もはや「ムラ」の自浄作用に期待できる時期ではありません。しかし、じゃあ第三者を介入させれば万事解決かといえば、そういうわけでもありません。「狂泉」の話ではありませんが、介入してくる第三者が正しいかといえば、そうとも限らないからです。わけのわからない連中がエラそうに「指導」してくるほうが問題が複雑化する危険性すらあります。「現場任せ」はムラを形成し自己保身に走るリスクがる一方で、「中央任せ」は現実から乖離した観念的な指導が横行するリスクがあるのです。

私は、「退路」の確保が何よりも大切だと思います。人生、大抵のことはその場から退散すれば解決します。私もそう思いますし、年寄りも口をそろえてそういうので、そうなんでしょうww無理に「共存」なんてしなくていい、「棲み分け」が一番です。他人同士の集団なんて所詮、人間が必要に応じて同意に基づいて形成しているにすぎないのですから、本当にとんでもない集団であれば、いずれ需給法則と同じく「見えざる手」が働いて消滅するでしょう。消滅しないのであれば、信じがたいことかもしれませんが、一定の共感者がいることになります。

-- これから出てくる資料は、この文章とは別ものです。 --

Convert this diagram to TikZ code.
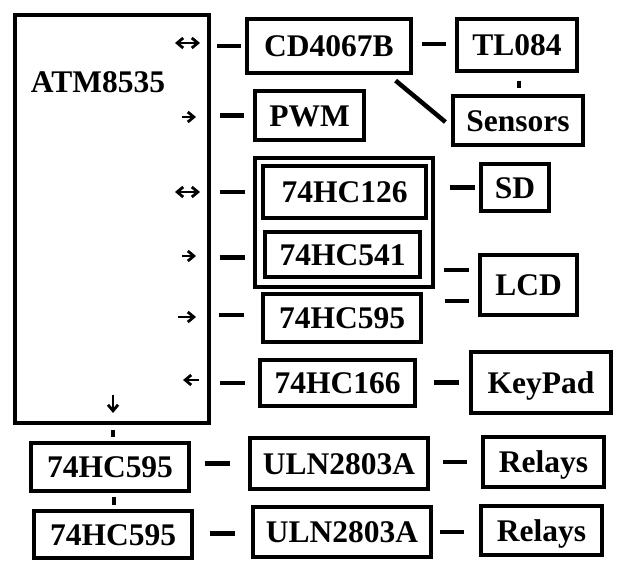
\documentclass[tikz,border=0pt]{standalone}
\usepackage{fontspec}
\setmainfont{Liberation Serif}
\usetikzlibrary{arrows.meta}
\begin{document}
\begin{tikzpicture}[x=1pt,y=-1pt,
  box/.style={draw, line width=3.2pt, inner sep=0pt, text height=21.4pt, text depth=0pt,
    font=\fontsize{31.5}{36}\selectfont\bfseries},
  seg/.style={line width=4.5pt},
  smallarr/.style={line width=2.8pt, arrows={-Straight Barb[length=6pt,width=10pt]}},
  smallarr2/.style={line width=2.8pt, arrows={Straight Barb[length=6pt,width=10pt]-Straight Barb[length=6pt,width=10pt]}}]
\fill[white] (0,0) rectangle (627,580);
\useasboundingbox (0,0) rectangle (627,580);
% main controller
\node[box, minimum width=194pt, minimum height=408pt] (atm) at (112,219) {};
\node[font=\fontsize{31.5}{36}\selectfont\bfseries, text height=21.4pt, text depth=0pt, inner sep=0pt] (atmlabel) at (98,82) {ATM8535};
% boxes
\node[box, minimum width=164pt, minimum height=54pt] (cd) at (329,46) {CD4067B};
\node[box, minimum width=120pt, minimum height=52pt] (tl) at (517,45) {TL084};
\node[box, minimum width=130pt, minimum height=49pt] (sen) at (518,120.5) {Sensors};
\node[box, minimum width=109pt, minimum height=49pt] (pwm) at (309.5,115.5) {PWM};
\node[box, minimum width=178pt, minimum height=129pt] (grp) at (344,222.5) {};
\node[box, minimum width=163pt, minimum height=52pt] (h126) at (344.5,192) {74HC126};
\node[box, minimum width=155pt, minimum height=45pt] (h541) at (342.5,254.5) {74HC541};
\node[box, minimum width=68pt, minimum height=47pt] (sd) at (515,187.5) {SD};
\node[box, minimum width=97pt, minimum height=60pt] (lcd) at (528.5,285) {LCD};
\node[box, minimum width=158pt, minimum height=48pt] (h595) at (342,318) {74HC595};
\node[box, minimum width=155pt, minimum height=46pt] (h166) at (337.5,383) {74HC166};
\node[box, minimum width=140pt, minimum height=61pt] (kp) at (541,382.5) {KeyPad};
\node[box, minimum width=158pt, minimum height=48pt] (b1) at (110,467) {74HC595};
\node[box, minimum width=158pt, minimum height=47pt] (b2) at (113,534.5) {74HC595};
\node[box, minimum width=178pt, minimum height=51pt] (u1) at (339,463.5) {ULN2803A};
\node[box, minimum width=178pt, minimum height=50pt] (u2) at (342,532) {ULN2803A};
\node[box, minimum width=121pt, minimum height=50pt] (r1) at (543.5,462) {Relays};
\node[box, minimum width=121pt, minimum height=49pt] (r2) at (541.5,530.5) {Relays};
% helper coordinates for the LCD links
\coordinate (lcdA) at ([shift={(0,-15)}]lcd.west);
\coordinate (lcdB) at ([shift={(0,16)}]lcd.west);
% short link segments
\draw[seg, shorten <=6pt, shorten >=4pt] (atm.east |- cd.west) -- (cd.west);
\draw[seg, shorten <=9pt, shorten >=9pt] (atm.east |- pwm.west) -- (pwm.west);
\draw[seg, shorten <=9pt, shorten >=8pt] (atm.east |- h126.west) -- (grp.west |- h126.west);
\draw[seg, shorten <=9pt, shorten >=8pt] ([shift={(0,3)}]atm.east |- h541.west) -- ([shift={(0,3)}]grp.west |- h541.west);
\draw[seg, shorten <=8pt, shorten >=17pt] ([shift={(0,-3)}]atm.east |- h595.west) -- ([shift={(0,-3)}]h595.west);
\draw[seg, shorten <=9pt, shorten >=13pt] (atm.east |- h166.west) -- (h166.west);
\draw[seg, shorten <=9pt, shorten >=9pt] ([shift={(0,-2)}]cd.east) -- ([shift={(0,-2)}]cd.east -| tl.west);
\draw[seg, shorten <=8pt, shorten >=6pt] ([shift={(2,0)}]tl.south) -- ([shift={(2,0)}]tl.south |- sen.north);
\draw[seg] ([shift={(-17,6)}]cd.south east) -- ([shift={(-6,1.5)}]sen.west);
\draw[seg, shorten <=15pt, shorten >=4pt] (grp.east |- sd.west) -- (sd.west);
\draw[seg, shorten <=9pt, shorten >=9pt] (grp.east |- lcdA) -- (lcdA);
\draw[seg, shorten <=22pt, shorten >=9pt] (h595.east |- lcdB) -- (lcdB);
\draw[seg, shorten <=17pt, shorten >=10pt] (h166.east |- kp.west) -- (kp.west);
\draw[seg, shorten <=5pt, shorten >=4pt] ([shift={(3,0)}]b1.north |- atm.south) -- ([shift={(3,0)}]b1.north);
\draw[seg, shorten <=4pt, shorten >=4pt] ([shift={(4,0)}]b1.south) -- ([shift={(4,0)}]b1.south |- b2.north);
\draw[seg, shorten <=14pt, shorten >=18pt] (b1.east |- u1.west) -- (u1.west);
\draw[seg, shorten <=16pt, shorten >=16pt] ([shift={(0,1.5)}]b2.east |- u2.west) -- ([shift={(0,1.5)}]u2.west);
\draw[seg, shorten <=13pt, shorten >=14pt] (u1.east |- r1.west) -- (r1.west);
\draw[seg, shorten <=7pt, shorten >=15pt] (u2.east) -- (u2.east -| r2.west);
% direction marks inside the controller
\draw[smallarr2] (175,43) -- (200,43);
\draw[smallarr] (182,117) -- (196,117);
\draw[smallarr2] (175,192) -- (200,192);
\draw[smallarr] (182,256) -- (196,256);
\draw[smallarr] (178,317) -- (196,317);
\draw[smallarr] (199,380) -- (183,380);
\draw[smallarr] (113,395) -- (113,413);
\end{tikzpicture}
\end{document}
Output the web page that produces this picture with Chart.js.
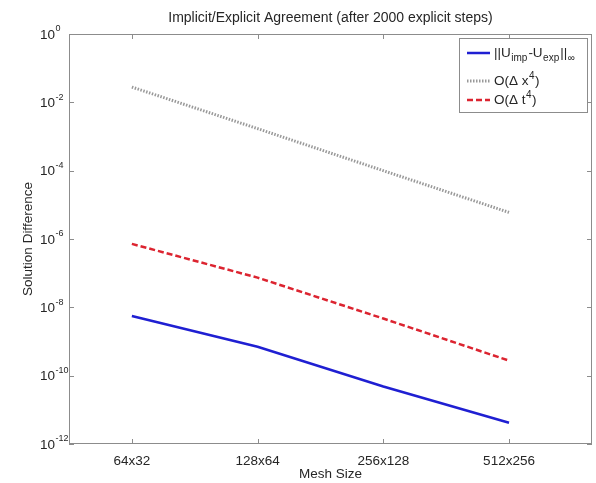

しかし、悲観する必要はありません。むしろトンデモ集団が存在することによって、そういう価値観に共感する人たちを隔離することができるのです。もちろん、トンデモさんたちが仲間を増やそうとして積極的にオルグをはじめると厄介なんですけどね。そういうときはもちろん、「介入」が必要になるでしょう。でも、自然淘汰の力も軽視することはないと思います。

「棲み分け」は「逃げ」ではありません。「お互いの幸せのために袂を分かつ」ないしは「あんな奴らこっちが願い下げだ!」くらいのもんですよ。私の知る某政党関係者なんて、「今日日、流行らねーよ」といわざるを得ないレベルの勧誘トークをする端から逃げられているのに、いまだに「あいつは我々の理想のすばらしさが理解できない可哀想なやつだ」みたいなことを言って踏ん反り返っているもんですから、まわりの人たちからは「バカの標本」扱いされていますからね。

某政党関係者の話はさておき「棲み分け」の話ですが、左翼は「共存」にロマンを感じているのか、あまり「棲み分け」をヨシとしないんですよね。でも、「共存」するならするで、その分、指導部には調整力が必要なんですが、左翼ほど調整力(というか包容力だよね)に欠ける連中は居ません。『インターナショナル』を歌って理想社会建設に燃えるのはいいんですが、自分たちの力量にあわせた段階を踏んでほしいものです。千里の道も一歩から。